— Description of the task —
Produce an exact copy of all the data below, dropping every image.

— Provided material —
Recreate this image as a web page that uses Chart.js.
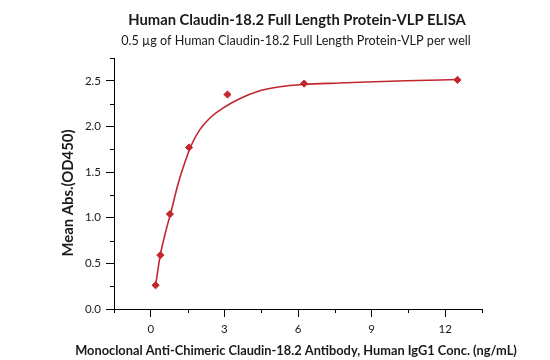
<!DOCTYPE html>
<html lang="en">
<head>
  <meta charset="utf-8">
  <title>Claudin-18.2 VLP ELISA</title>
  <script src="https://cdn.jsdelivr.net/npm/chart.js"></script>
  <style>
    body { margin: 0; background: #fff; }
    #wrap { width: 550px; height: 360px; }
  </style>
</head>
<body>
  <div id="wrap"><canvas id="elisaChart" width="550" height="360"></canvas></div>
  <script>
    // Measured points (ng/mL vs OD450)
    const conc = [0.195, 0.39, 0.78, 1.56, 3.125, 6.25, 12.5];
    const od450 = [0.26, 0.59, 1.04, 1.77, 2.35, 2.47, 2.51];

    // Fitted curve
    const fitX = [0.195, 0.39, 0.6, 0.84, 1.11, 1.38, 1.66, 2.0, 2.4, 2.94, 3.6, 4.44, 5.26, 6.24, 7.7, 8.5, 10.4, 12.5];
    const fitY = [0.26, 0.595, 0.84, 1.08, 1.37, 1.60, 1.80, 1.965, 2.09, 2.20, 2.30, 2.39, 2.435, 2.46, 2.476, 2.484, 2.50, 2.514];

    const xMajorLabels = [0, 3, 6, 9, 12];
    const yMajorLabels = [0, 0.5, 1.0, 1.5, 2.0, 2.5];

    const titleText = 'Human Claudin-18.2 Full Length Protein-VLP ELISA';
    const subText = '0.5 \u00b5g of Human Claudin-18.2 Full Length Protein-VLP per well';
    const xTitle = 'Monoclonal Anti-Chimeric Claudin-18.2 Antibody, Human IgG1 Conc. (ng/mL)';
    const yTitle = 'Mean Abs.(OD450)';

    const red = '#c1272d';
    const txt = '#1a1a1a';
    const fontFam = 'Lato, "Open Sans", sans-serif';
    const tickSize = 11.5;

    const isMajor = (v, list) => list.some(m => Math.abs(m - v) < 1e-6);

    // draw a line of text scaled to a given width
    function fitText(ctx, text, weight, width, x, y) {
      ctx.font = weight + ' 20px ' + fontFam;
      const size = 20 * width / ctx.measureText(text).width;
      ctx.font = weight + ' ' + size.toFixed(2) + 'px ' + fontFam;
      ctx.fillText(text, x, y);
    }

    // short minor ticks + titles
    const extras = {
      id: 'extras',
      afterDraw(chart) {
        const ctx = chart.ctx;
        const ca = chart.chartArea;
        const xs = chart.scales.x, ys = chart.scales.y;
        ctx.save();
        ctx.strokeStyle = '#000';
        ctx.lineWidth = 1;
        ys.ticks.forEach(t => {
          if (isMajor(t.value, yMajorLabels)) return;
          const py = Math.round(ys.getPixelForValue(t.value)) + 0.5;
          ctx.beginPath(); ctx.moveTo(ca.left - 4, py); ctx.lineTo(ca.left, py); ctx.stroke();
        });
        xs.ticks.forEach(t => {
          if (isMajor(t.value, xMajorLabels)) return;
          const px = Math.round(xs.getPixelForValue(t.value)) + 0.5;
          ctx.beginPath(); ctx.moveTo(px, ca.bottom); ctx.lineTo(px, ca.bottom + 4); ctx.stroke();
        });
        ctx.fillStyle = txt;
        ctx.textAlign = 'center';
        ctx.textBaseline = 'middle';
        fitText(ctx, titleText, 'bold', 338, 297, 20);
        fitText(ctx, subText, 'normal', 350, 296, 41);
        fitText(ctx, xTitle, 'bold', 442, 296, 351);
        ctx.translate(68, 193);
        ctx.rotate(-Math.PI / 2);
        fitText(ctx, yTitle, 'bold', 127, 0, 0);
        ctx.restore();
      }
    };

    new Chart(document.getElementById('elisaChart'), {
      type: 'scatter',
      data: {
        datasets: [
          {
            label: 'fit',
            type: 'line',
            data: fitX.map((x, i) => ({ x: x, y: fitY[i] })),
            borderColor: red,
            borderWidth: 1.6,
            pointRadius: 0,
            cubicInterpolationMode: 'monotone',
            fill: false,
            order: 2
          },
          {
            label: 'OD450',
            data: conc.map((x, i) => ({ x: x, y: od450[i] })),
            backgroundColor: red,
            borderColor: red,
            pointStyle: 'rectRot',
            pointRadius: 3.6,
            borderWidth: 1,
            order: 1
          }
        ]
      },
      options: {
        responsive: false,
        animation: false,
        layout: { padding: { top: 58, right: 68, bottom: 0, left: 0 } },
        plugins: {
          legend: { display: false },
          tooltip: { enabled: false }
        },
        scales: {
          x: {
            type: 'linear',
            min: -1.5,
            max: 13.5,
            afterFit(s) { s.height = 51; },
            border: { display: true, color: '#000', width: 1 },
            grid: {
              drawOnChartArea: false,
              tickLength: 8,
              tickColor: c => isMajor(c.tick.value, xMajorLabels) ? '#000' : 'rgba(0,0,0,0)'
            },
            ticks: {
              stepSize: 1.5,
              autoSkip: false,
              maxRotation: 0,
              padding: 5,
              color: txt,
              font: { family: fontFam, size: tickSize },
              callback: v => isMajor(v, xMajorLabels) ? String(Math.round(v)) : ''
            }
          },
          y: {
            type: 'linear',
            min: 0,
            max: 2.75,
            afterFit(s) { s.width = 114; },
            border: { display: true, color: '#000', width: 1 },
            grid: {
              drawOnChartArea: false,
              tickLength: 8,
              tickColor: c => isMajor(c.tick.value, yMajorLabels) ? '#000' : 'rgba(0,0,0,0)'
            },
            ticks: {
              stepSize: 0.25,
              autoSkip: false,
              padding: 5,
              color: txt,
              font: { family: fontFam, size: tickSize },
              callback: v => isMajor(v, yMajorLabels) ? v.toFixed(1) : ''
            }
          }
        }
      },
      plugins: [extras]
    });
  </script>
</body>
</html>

— Reply to the task —
Recreate this image as a web page that uses Chart.js.
<!DOCTYPE html>
<html lang="en">
<head>
  <meta charset="utf-8">
  <title>Claudin-18.2 VLP ELISA</title>
  <script src="https://cdn.jsdelivr.net/npm/chart.js"></script>
  <style>
    body { margin: 0; background: #fff; }
    #wrap { width: 550px; height: 360px; }
  </style>
</head>
<body>
  <div id="wrap"><canvas id="elisaChart" width="550" height="360"></canvas></div>
  <script>
    // Measured points (ng/mL vs OD450)
    const conc = [0.195, 0.39, 0.78, 1.56, 3.125, 6.25, 12.5];
    const od450 = [0.26, 0.59, 1.04, 1.77, 2.35, 2.47, 2.51];

    // Fitted curve
    const fitX = [0.195, 0.39, 0.6, 0.84, 1.11, 1.38, 1.66, 2.0, 2.4, 2.94, 3.6, 4.44, 5.26, 6.24, 7.7, 8.5, 10.4, 12.5];
    const fitY = [0.26, 0.595, 0.84, 1.08, 1.37, 1.60, 1.80, 1.965, 2.09, 2.20, 2.30, 2.39, 2.435, 2.46, 2.476, 2.484, 2.50, 2.514];

    const xMajorLabels = [0, 3, 6, 9, 12];
    const yMajorLabels = [0, 0.5, 1.0, 1.5, 2.0, 2.5];

    const titleText = 'Human Claudin-18.2 Full Length Protein-VLP ELISA';
    const subText = '0.5 \u00b5g of Human Claudin-18.2 Full Length Protein-VLP per well';
    const xTitle = 'Monoclonal Anti-Chimeric Claudin-18.2 Antibody, Human IgG1 Conc. (ng/mL)';
    const yTitle = 'Mean Abs.(OD450)';

    const red = '#c1272d';
    const txt = '#1a1a1a';
    const fontFam = 'Lato, "Open Sans", sans-serif';
    const tickSize = 11.5;

    const isMajor = (v, list) => list.some(m => Math.abs(m - v) < 1e-6);

    // draw a line of text scaled to a given width
    function fitText(ctx, text, weight, width, x, y) {
      ctx.font = weight + ' 20px ' + fontFam;
      const size = 20 * width / ctx.measureText(text).width;
      ctx.font = weight + ' ' + size.toFixed(2) + 'px ' + fontFam;
      ctx.fillText(text, x, y);
    }

    // short minor ticks + titles
    const extras = {
      id: 'extras',
      afterDraw(chart) {
        const ctx = chart.ctx;
        const ca = chart.chartArea;
        const xs = chart.scales.x, ys = chart.scales.y;
        ctx.save();
        ctx.strokeStyle = '#000';
        ctx.lineWidth = 1;
        ys.ticks.forEach(t => {
          if (isMajor(t.value, yMajorLabels)) return;
          const py = Math.round(ys.getPixelForValue(t.value)) + 0.5;
          ctx.beginPath(); ctx.moveTo(ca.left - 4, py); ctx.lineTo(ca.left, py); ctx.stroke();
        });
        xs.ticks.forEach(t => {
          if (isMajor(t.value, xMajorLabels)) return;
          const px = Math.round(xs.getPixelForValue(t.value)) + 0.5;
          ctx.beginPath(); ctx.moveTo(px, ca.bottom); ctx.lineTo(px, ca.bottom + 4); ctx.stroke();
        });
        ctx.fillStyle = txt;
        ctx.textAlign = 'center';
        ctx.textBaseline = 'middle';
        fitText(ctx, titleText, 'bold', 338, 297, 20);
        fitText(ctx, subText, 'normal', 350, 296, 41);
        fitText(ctx, xTitle, 'bold', 442, 296, 351);
        ctx.translate(68, 193);
        ctx.rotate(-Math.PI / 2);
        fitText(ctx, yTitle, 'bold', 127, 0, 0);
        ctx.restore();
      }
    };

    new Chart(document.getElementById('elisaChart'), {
      type: 'scatter',
      data: {
        datasets: [
          {
            label: 'fit',
            type: 'line',
            data: fitX.map((x, i) => ({ x: x, y: fitY[i] })),
            borderColor: red,
            borderWidth: 1.6,
            pointRadius: 0,
            cubicInterpolationMode: 'monotone',
            fill: false,
            order: 2
          },
          {
            label: 'OD450',
            data: conc.map((x, i) => ({ x: x, y: od450[i] })),
            backgroundColor: red,
            borderColor: red,
            pointStyle: 'rectRot',
            pointRadius: 3.6,
            borderWidth: 1,
            order: 1
          }
        ]
      },
      options: {
        responsive: false,
        animation: false,
        layout: { padding: { top: 58, right: 68, bottom: 0, left: 0 } },
        plugins: {
          legend: { display: false },
          tooltip: { enabled: false }
        },
        scales: {
          x: {
            type: 'linear',
            min: -1.5,
            max: 13.5,
            afterFit(s) { s.height = 51; },
            border: { display: true, color: '#000', width: 1 },
            grid: {
              drawOnChartArea: false,
              tickLength: 8,
              tickColor: c => isMajor(c.tick.value, xMajorLabels) ? '#000' : 'rgba(0,0,0,0)'
            },
            ticks: {
              stepSize: 1.5,
              autoSkip: false,
              maxRotation: 0,
              padding: 5,
              color: txt,
              font: { family: fontFam, size: tickSize },
              callback: v => isMajor(v, xMajorLabels) ? String(Math.round(v)) : ''
            }
          },
          y: {
            type: 'linear',
            min: 0,
            max: 2.75,
            afterFit(s) { s.width = 114; },
            border: { display: true, color: '#000', width: 1 },
            grid: {
              drawOnChartArea: false,
              tickLength: 8,
              tickColor: c => isMajor(c.tick.value, yMajorLabels) ? '#000' : 'rgba(0,0,0,0)'
            },
            ticks: {
              stepSize: 0.25,
              autoSkip: false,
              padding: 5,
              color: txt,
              font: { family: fontFam, size: tickSize },
              callback: v => isMajor(v, yMajorLabels) ? v.toFixed(1) : ''
            }
          }
        }
      },
      plugins: [extras]
    });
  </script>
</body>
</html>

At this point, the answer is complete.